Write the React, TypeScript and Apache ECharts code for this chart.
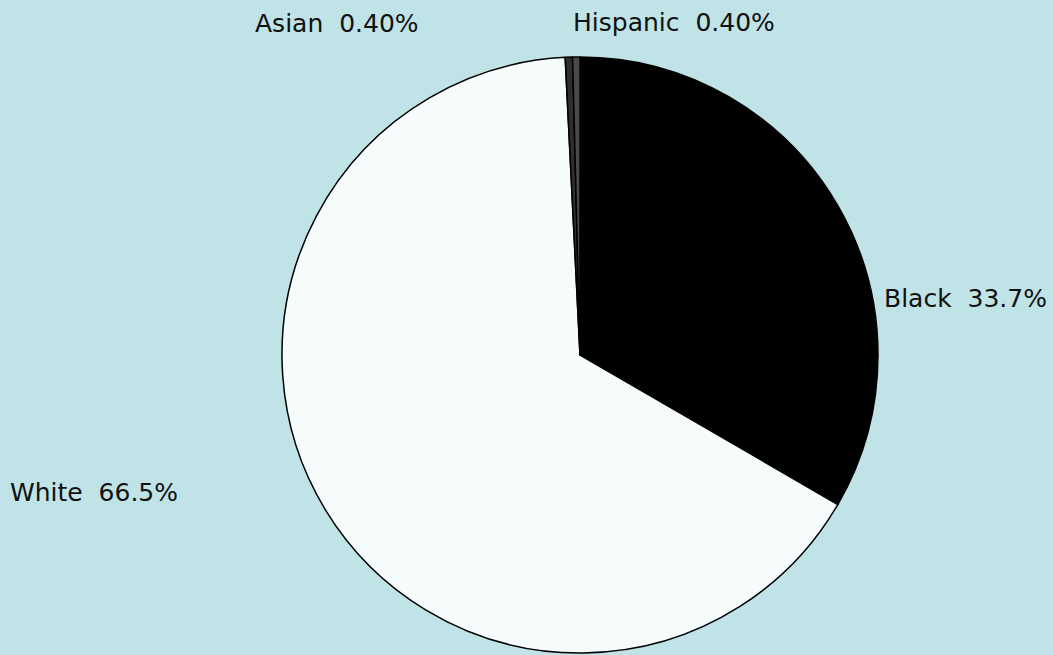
import React, { useEffect, useRef } from "react";
import * as echarts from "echarts";

const categories = ["Black", "White", "Asian", "Hispanic"];
const values = [33.7, 66.5, 0.4, 0.4];
const valueLabels = ["33.7%", "66.5%", "0.40%", "0.40%"];
const colors = ["#000000", "#f6fbfb", "#2e2e2e", "#4a4a4a"];
// label anchor positions (left, middle) in px
const labelPos = [
  [884, 298],
  [10, 492],
  [255, 23],
  [573, 22],
];

export default function App() {
  const ref = useRef<HTMLDivElement>(null);
  useEffect(() => {
    const chart = echarts.init(ref.current!, null, { renderer: "svg" });
    chart.setOption({
      animation: false,
      backgroundColor: "#bfe3e7",
      series: [
        {
          type: "pie",
          center: [580, 355],
          radius: 298,
          startAngle: 90,
          clockwise: true,
          avoidLabelOverlap: false,
          data: categories.map((c, i) => ({
            name: c,
            value: values[i],
            itemStyle: { color: colors[i] },
          })),
          itemStyle: { borderColor: "#000", borderWidth: 1.5 },
          emphasis: { disabled: true },
          label: {
            show: true,
            position: "outside",
            formatter: (p: any) => `${p.name}  ${valueLabels[p.dataIndex]}`,
            fontFamily: "DejaVu Sans, sans-serif",
            fontSize: 25,
            color: "#111",
          },
          labelLine: { show: false },
          labelLayout: (p: any) => ({
            x: labelPos[p.dataIndex][0],
            y: labelPos[p.dataIndex][1],
            align: "left",
            verticalAlign: "middle",
          }),
        },
      ],
    });
    return () => chart.dispose();
  }, []);
  return (
    <div
      ref={ref}
      style={{ position: "fixed", left: 0, top: 0, width: 1053, height: 655 }}
    />
  );
}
§ §
* GIVEN TASK:
Give again, exactly, the lines from the start of the data through the one holding "import * as"; omit the pictures.

* IN RESPONSE:
Write the React, TypeScript and Apache ECharts code for this chart.
import React, { useEffect, useRef } from "react";
import * as echarts from "echarts";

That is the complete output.